The NCAA has the University of Tennessee in its crosshairs for potentially violating rules regarding name, image and likeness benefits, which brings to mind an obvious question.

Rules? What rules?

Who knew there were rules to this NIL game? I’ve often been told how there weren’t any that would – or even could be – enforced. Oh sure, the NCAA has spouted off impractical guidelines about how collectives shouldn’t use NIL inducements to recruit transfers and high school stars. Meanwhile, anyone paying the slightest attention knows universities and programs have been having to do exactly that to keep up.

So now, all of college sports stands like Joe Pesci’s eternal Vincent LaGuardia Gambini from the movie “My Cousin Vinny,” comically staring at the judge: “You were serious about that?”

The NCAA is making an overdue attempt to get a handle on what it let get out of control.

In doing so, it is making an example of Tennessee.

There will be others. But Tuesday, it was Tennessee making headlines in Sports Illustrated and The New York Times and ESPN for being sent to the principal’s office while the entire class was misbehaving.

Why would Tennessee be singled out for scrutiny?

Could have been all the rumbles about what it took to get quarterback Nico Iamaleava to Knoxville. The NCAA suspects it was a private jet, according to The Times.

And anyone remember an article from The Athletic in February 2022 about the UT-centric collective Spyre Sports? Ran under the headline “Cars, apartments and ‘six-figure packages’: Inside the new, money-fueled frontier of the college football arms race.” Had the phrase “recruiting superweapon” in the first sentence, and it featured quotes like this from Hunter Baddour, president of Spyre: “We’re prepared to invest a substantial amount of resources into the 2023 recruiting class.”

In hindsight, being so conspicuous was a bad idea.

But, hey, it made business-sense. What good is an NIL collective if no one knows about it? Fans need to be aware to donate money. Potential students need to be aware of what it can do for them on campus. It’s not just football players. Spyre has signed more than 100 UT athletes across 11 sports.

It’s naïve to expect that recruits or transfers would communicate with collectives and select a school on the off-hand chance that he or she might get an NIL deal. That's silly. Of course, you’d want to know the amount ahead of time. Good luck proving that and enforcing it, though.

It could be argued, too, that it wasn’t explicitly illegal until the NCAA’s guidance in May 2022 reinforced that it was against the rules to recruit with NIL benefits – and that programs could face retroactive punishment for actions dating back to the previous summer.

The Vols were an easy target. They have a prominent collective.
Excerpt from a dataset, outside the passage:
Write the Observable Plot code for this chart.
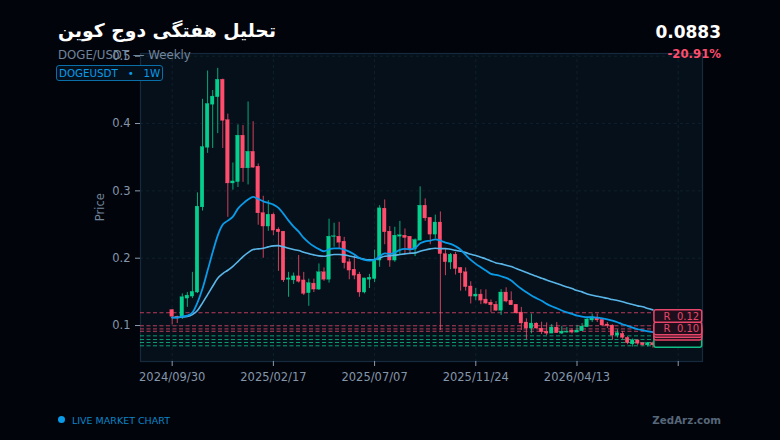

They’d been in trouble recently, too.

They cooperated with the NCAA during their previous enforcement case. That’s not going to be the case this time, as evidenced by the defiant tone of Monday’s letter from UT chancellor Donde Plowman to NCAA president Charlie Baker.

“The leaders of intercollegiate athletics owe it to student-athletes and their families to establish clear rules and to act in their best interest,” Plowman wrote in her opening. “Instead, two-and-a-half years of vague and contradictory NCAA memos, emails and ‘guidance’ about name, image and likeness has created extraordinary chaos that student-athletes and institutions are struggling to navigate. In short, the NCAA is failing.”

The phrase “intellectually dishonest” appeared more than once in Plowman’s letter.

Them's fighting words. Tennessee will not go quietly on this, and neither will any other university caught up in the NCAA’s latest enforcement push.

It’s Tennessee today. Tomorrow, it could easily be anyone else.

Everyone in college sports knows it, too.

Just don't ask them what's legal and what isn't and what's going to be enforceable when it comes to NIL. That part still needs quite a bit of work.